Havia duas salas de cinema em Bedford Falls naquela época, naqueles verões em que a filha de Harry, Mo, ficou de férias em nossa casa. Foram três verões seguidos em que ela veio, em meados dos anos 1950, anos tão compridos quanto os automóveis daquele tempo; esses cinemas eram o Dream e o Circle.

A vida dos personagens vai se misturando assim à vida do narrador, que começa a surgir das sombras na segunda metade do livro, e emerge no final – eu diria que “emerge triunfalmente”, não fosse este livro, também, um filme noir, onde não existem triunfos, apenas desenlaces; e contagem de corpos.

É um caso raro na literatura de “1ª. pessoa onisciente”, o que é um paradoxo. Um romance narrado em primeira pessoa vê tudo através dos olhos do personagem, e as coisas que ele não presencia ele só pode saber por informação indireta. E o “narrador onisciente” do romance clássico é aquele que não tem pessoa, está fora da história, mas vê tudo, sabe tudo, sabe o conteúdo de cada gaveta de cada casa, sabe o que cada personagem pensa e sabe o que ele não pensou.

Primeira pessoa onisciente é um caso raro, e assim de cara só me lembro de alguns textos (impecáveis, estonteantes) de Osman Lins.

David Thomson vai tecendo a sua teia, e começa a entrecruzar essas narrativas individuais umas nas outras, produzindo choques e faíscas que num primeiro instante nos surpreendem, mas depois vemos que são plausíveis. (Este é um daqueles livros em que, claramente, foi necessário criar uma cronologia completa para cada personagem, para ter certeza que os encontros narrados ou as relações descritas poderiam de fato acontecer.)


Você sabia que:

… a melhor amiga de Vivian Sternwood (Lauren Bacall em The Big Sleep, 1946, de Howard Hawks) era Evelyn Cross (Faye Dunaway em Chinatown, 1974, de Roman Polanski)?

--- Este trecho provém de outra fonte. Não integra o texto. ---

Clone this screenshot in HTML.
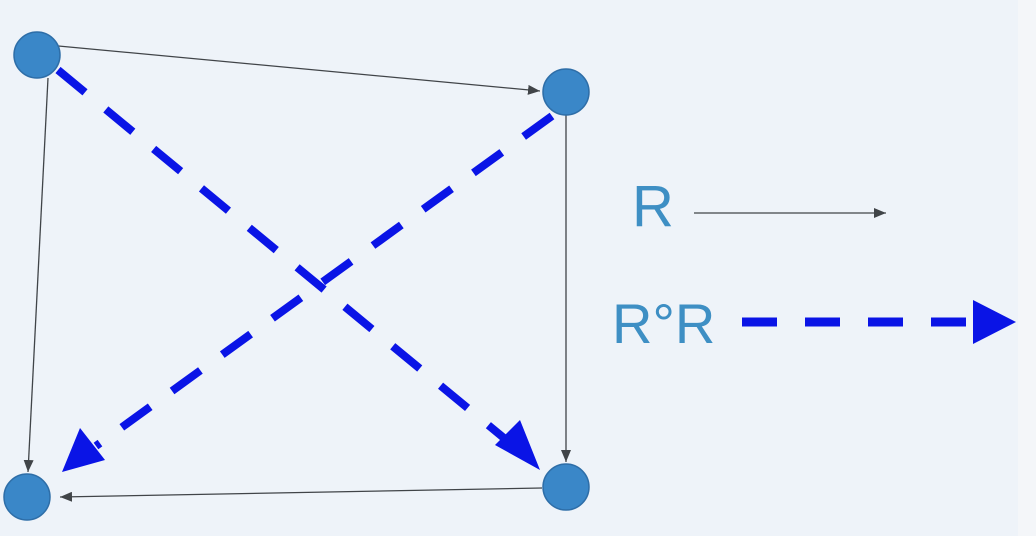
<!DOCTYPE html>
<html><head><meta charset="utf-8"><style>
html,body{margin:0;padding:0;background:#eef3f9;}
svg{display:block;}
text{font-family:"Liberation Sans",sans-serif;fill:#3e8fc4;}
</style></head><body>
<svg width="1036" height="536" viewBox="0 0 1036 536">
<defs>
<marker id="sa" markerWidth="12" markerHeight="10" refX="12" refY="5" orient="auto" markerUnits="userSpaceOnUse"><path d="M0,0 L12,5 L0,10 Z" fill="#404448"/></marker>
</defs>
<rect width="1036" height="536" fill="#eef3f9"/>
<rect x="1018" y="0" width="18" height="536" fill="#f4f6f9"/>
<g stroke="#404448" stroke-width="1.3" fill="none">
<line x1="37" y1="44" x2="540" y2="91" marker-end="url(#sa)"/>
<line x1="48" y1="78" x2="28" y2="472" marker-end="url(#sa)"/>
<line x1="566" y1="115" x2="566" y2="462" marker-end="url(#sa)"/>
<line x1="542" y1="488" x2="60" y2="497" marker-end="url(#sa)"/>
</g>
<g stroke="#0a14e6" stroke-width="8" fill="none" stroke-dasharray="35,27">
<line x1="58" y1="70" x2="510" y2="443"/>
<line x1="552" y1="116" x2="96" y2="446"/>
</g>
<polygon points="540,470 495,445 520,420" fill="#0a14e6"/>
<polygon points="62,472 80,428 105,460" fill="#0a14e6"/>
<g fill="#3a87c8" stroke="#2e6ea8" stroke-width="1.5">
<circle cx="37" cy="55" r="23"/>
<circle cx="566" cy="92" r="23"/>
<circle cx="566" cy="487" r="23"/>
<circle cx="27" cy="497" r="23"/>
</g>
<g>
<text x="632" y="226" font-size="58">R</text>
<line x1="694" y1="213" x2="886" y2="213" stroke="#404448" stroke-width="1.3" marker-end="url(#sa)"/>
<text x="612" y="343" font-size="56">R°R</text>
<line x1="742" y1="322" x2="975" y2="322" stroke="#0a14e6" stroke-width="9" stroke-dasharray="35,28"/>
<polygon points="973,300 1016,322 973,344" fill="#0a14e6"/>
</g>
</svg>
</body></html>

… Julian Kay (Richard Gere em American Gigolo, 1980, de Paul Schrader) era filho de Norma Desmond (Gloria Swanson em Sunset Boulevard, 1950, de Billy Wilder)?

… que Ilsa Lund (Ingrid Bergman em Casablanca, 1942, de Michael Curtiz) conseguiu fugir para os EUA onde acabou se tornando tradutora de sueco para o inglês, e redigindo as legendas dos filmes de Ingmar Bergman, em Hollywood?

Levei muitos anos para terminar a leitura de Suspects, porque imaginei de início que precisaria ter visto todos os 58 filmes cujos personagens ele utiliza. Depois, vi que não é necessário. (Me faltam 27, ainda.)  O melhor é esquecer os filmes e fazer a primeira leitura aceitando os personagens do jeito que eles surgem. Os capítulos sobre filmes que não vi, com atores que desconheço, foram alguns dos melhores.

É melhor esquecer o cinema na primeira leitura (muita gente não conseguirá deixar de ler tudo de novo) e fazer de conta que aquilo é apenas um longo romance inédito de Raymond Chandler. A prosa de David Thomson não fica devendo nada à do mestre.